Since my time is limited I was not yet able to think about the offset ... :(
Sure, the only problem is that the code is consistent with the documentation. Bug locked in :(
Ready to TIP ?
IMHO wrong implemented or not implemented as specified software is buggy or the specification must be changed.
And there should really no need to TIP a change to let "switch -regexp -indexvar" behave like specified!
At the end of the day, what count as specification is the manpage, not the unwritten intention behind the TIP. Here the manpage says:
... will be a two-element list specifying the index of
the start and index of the first character after the end of
the overall substring of the input string
Hence, any application working today and using the -indexvar option, with its current and documented semantics, will sunddenly fail if the change is applied. That is an API change, hence that needs a TIP.
The current docu is in itself contradictory by doing both: stating the (non-TIP75-conformant) behaviour AND referring to regexp as being alike.
Since this current behaviour is not only at odds with regexp, but also with everything in tcl that involves ranges, it should be seen as a bug that involves both implementation and docu, especially as keeping it is likely to create confusion and do more harm than changing this relatively new feature.
The intent was clearly to mirror [regexp -indices]. That it does not is a bug.

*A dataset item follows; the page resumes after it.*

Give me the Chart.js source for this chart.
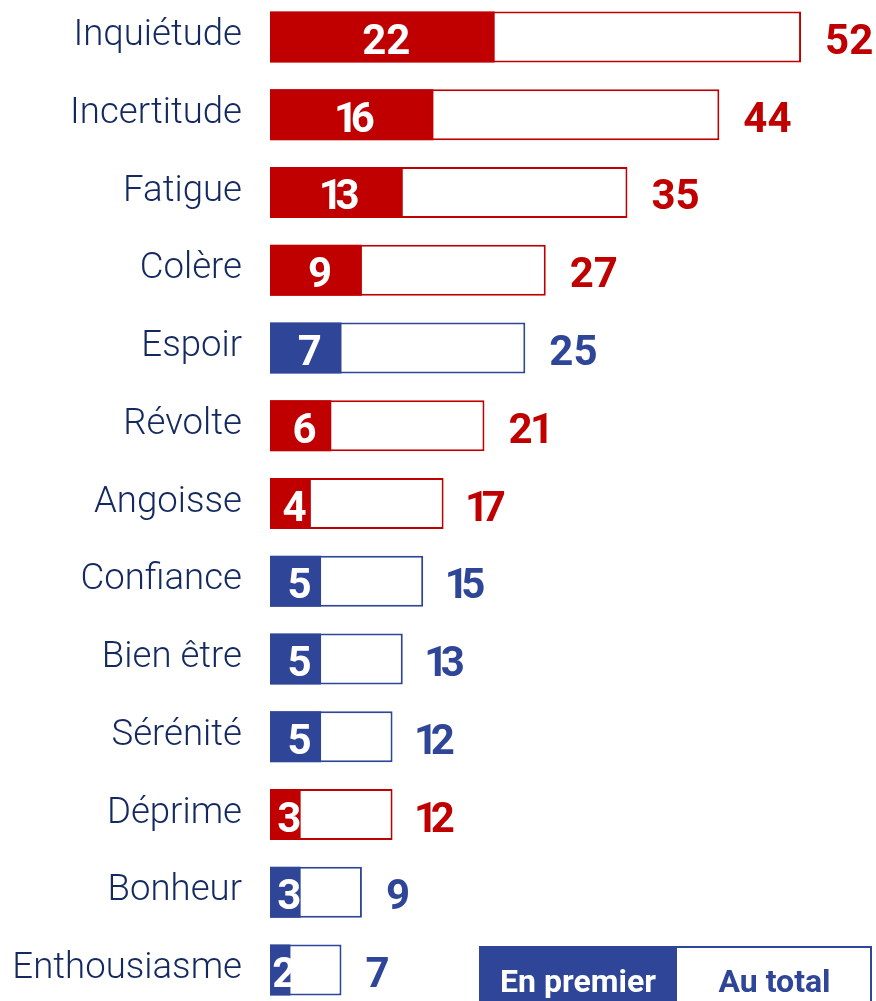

What is more important ... the described, but wrong implemented intention (regexp -indices behavior) ... or a man page describing correctly the wrong behavior - which it should or must, because otherwise the man page would be "buggy"!
No - no behavior is right, only because its documented, but only if the way to the behavior is well documented and the final behavior matches the intentions, which may change on that way!
Here the intentions were clear from the start, but are not met at the end!
And - the specification justifies the behavior not the man page, which only describes!
So even a bug fix could cause incompabilities!
Sure, it could cause incompatibilities to fix a bug but it was nonetheless a bug. Now it's a fixed bug. :-) Note from the ChangeLog:
***POTENTIAL INCOMPATIBILITY***
Uses of [switch -regexp -indexvar] that previously compensated for the
wrong offsets (by subtracting 1 from the end indices) now do not need
to do so as the value is correct.